If your trips are dominated by midscale stays under about 150 dollars per night at Comfort, Sleep Inn, or Quality properties, the Choice Privileges Mastercard can be a strong fit. If your roadside stays are mostly at Holiday Inn Express or Hampton Inn instead, the IHG or Hilton cards will generally match your pattern better.

Q4. Can I use Choice points for upscale or international stays?
Yes, Choice Privileges points can sometimes be redeemed at upscale and international partner hotels, including certain boutique and resort properties. Availability is more limited than with major global luxury chains, so it pays to search specific cities and dates to see where your points stretch the furthest.

Q5. Should I get a flexible travel card before a hotel co‑branded card?
Many travelers benefit from starting with a flexible travel card, such as Chase Sapphire Preferred or a similar product, because those points can be used for flights, cash‑like redemptions, or transfers to multiple hotel programs. Once you understand your preferred chains, adding one or two hotel cards, including a Choice card if appropriate, can refine your strategy.

Q6. How many hotel cards do frequent travelers usually carry?
Frequent travelers often carry two to four hotel cards, mixing one or two main chains with a couple of niche or no‑fee products. For example, someone might have Hyatt and IHG as core cards, a Hilton card for resort credits, and a no‑fee Choice Mastercard for small‑town trips where other brands have limited presence.

Q7. Do Choice Privileges elite tiers from the card give good on‑property perks?
Elite status from Choice cards, such as Gold or Platinum, can deliver perks like bonus points on stays, preferred rooms when available, and occasional early or late checkout. These benefits are helpful but generally more modest than the lounge access or guaranteed breakfast often associated with higher tiers at some competing chains.

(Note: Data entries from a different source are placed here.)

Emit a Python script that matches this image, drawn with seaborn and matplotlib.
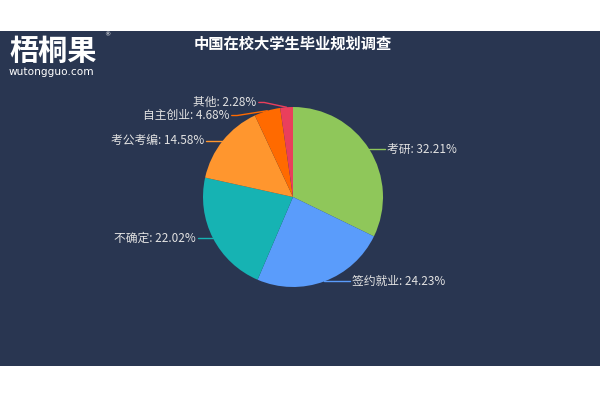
import numpy as np
import matplotlib
matplotlib.use("Agg")
import matplotlib.pyplot as plt
import seaborn as sns
from matplotlib.patches import Rectangle

sns.set_theme(style="white")
plt.rcParams['font.family'] = ['Noto Sans CJK SC', 'DejaVu Sans']

# ---- data ----
categories = ["考研", "签约就业", "不确定", "考公考编", "自主创业", "其他"]
shares = [32.21, 24.23, 22.02, 14.58, 4.68, 2.28]
title = "中国在校大学生毕业规划调查"
logo_cn = "梧桐果"
logo_url = "wutongguo.com"

# ---- style ----
colors = ["#8fc75a", "#5a9cfb", "#16b3b3", "#ff962e", "#ff6a00", "#ea3f5c"]
bg = "#293651"
label_color = "#e2e2e2"

fig = plt.figure(figsize=(6, 4), dpi=100)
fig.patch.set_facecolor("white")

# background band
bax = fig.add_axes([0, 0, 1, 1], zorder=-10)
bax.set_xlim(0, 600)
bax.set_ylim(400, 0)
bax.axis("off")
bax.add_patch(Rectangle((0, 31), 600, 335, facecolor=bg, edgecolor="none"))

# pie axes: center (293,197) px, radius 90 px
ax = fig.add_axes([143 / 600, 53 / 400, 300 / 600, 300 / 400], zorder=1)
ax.set_facecolor("none")

wedges, _ = ax.pie(shares, colors=colors, startangle=90, counterclock=False,
                   radius=1.0, wedgeprops=dict(linewidth=0))
lim = 150 / 90
ax.set_xlim(-lim, lim)
ax.set_ylim(-lim, lim)
ax.set_aspect("equal")
ax.axis("off")

# label layout (echarts-like)
R = 1.098
l2 = 0.06
items = []
for w, name, val in zip(wedges, categories, shares):
    ang = np.deg2rad((w.theta1 + w.theta2) / 2)
    ex, ey = np.cos(ang), np.sin(ang)
    items.append(dict(name=name, val=val, ex=ex, ey=ey, y=ey,
                      side=1 if ex >= 0 else -1, color=w.get_facecolor()))

min_gap = 0.145
for side in (1, -1):
    grp = sorted([it for it in items if it["side"] == side], key=lambda d: d["y"])
    for _ in range(20):
        moved = False
        for a, b in zip(grp[:-1], grp[1:]):
            if b["y"] - a["y"] < min_gap - 1e-9:
                mid = (a["y"] + b["y"]) / 2
                a["y"] = mid - min_gap / 2
                b["y"] = mid + min_gap / 2
                moved = True
        if not moved:
            break

for it in items:
    y = it["y"]
    xe = it["side"] * np.sqrt(max(R ** 2 - y ** 2, 0.0))
    xt = xe + it["side"] * l2
    ax.plot([it["ex"], xe, xt], [it["ey"], y, y], color=it["color"], lw=1,
            solid_capstyle="round", zorder=3)
    ax.text(xt + it["side"] * 0.025, y, f"{it['name']}: {it['val']:.2f}%",
            ha="left" if it["side"] > 0 else "right", va="center",
            color=label_color, fontsize=8.5)

# title
fig.text(293 / 600, 1 - 44 / 400, title, ha="center", va="center",
         color="white", fontsize=11, fontweight="bold")

# logo
fig.text(9 / 600, 1 - 60 / 400, logo_cn, ha="left", va="baseline",
         color="white", fontsize=21, fontweight="bold")
fig.text(9 / 600, 1 - 72 / 400, logo_url, ha="left", va="center",
         color="white", fontsize=7.6, family=["DejaVu Sans"])
fig.text(107 / 600, 1 - 35 / 400, "®", ha="center", va="center",
         color="white", fontsize=4.5, family=["DejaVu Sans"])

fig.savefig("out.png", dpi=100, facecolor=fig.get_facecolor())
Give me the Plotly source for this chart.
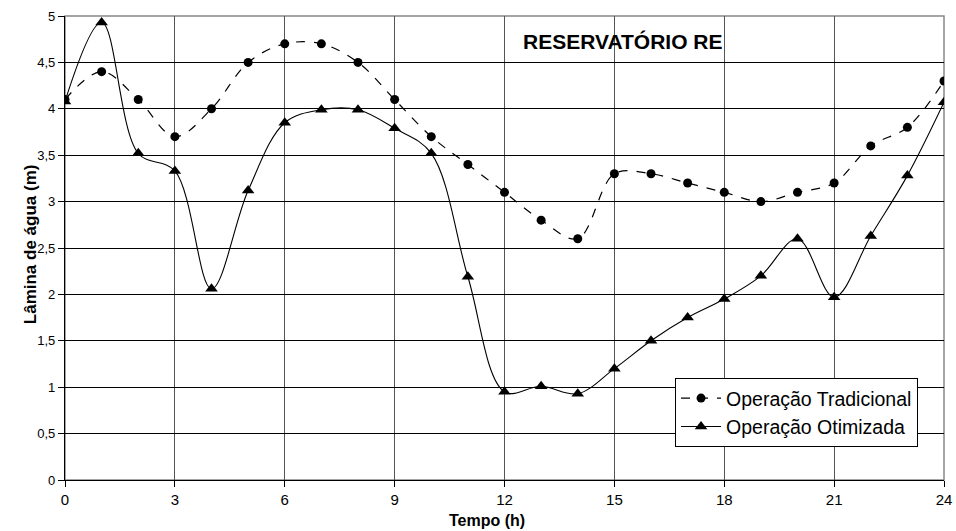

Q8. What credit score do I typically need to qualify for a Choice hotel card?
Issuers do not publish exact cutoffs, but applicants with good to excellent credit, often described as scores in the high 600s or above, tend to have better approval odds. Other factors like income, existing debts, and recent new accounts also influence decisions.

Q9. Is it better to put everyday spending on a Choice Privileges card or a general cash‑back card?
If you highly value Choice stays and frequently redeem points for free nights, putting gas, groceries, and phone bills on a Choice card can make sense. If you only occasionally use Choice hotels, a simple 2 percent cash‑back card or a flexible travel card will often create more usable value from your everyday purchases.

Q10. Can I downgrade or cancel a Choice Privileges Select Mastercard if my travel patterns change?
Yes, if you find that you are no longer staying at Choice properties often enough to justify the annual fee, you can usually ask the issuer about product‑changing to the no‑annual‑fee version or closing the account. Just be mindful of potential impacts on your overall credit history and available credit when making that decision.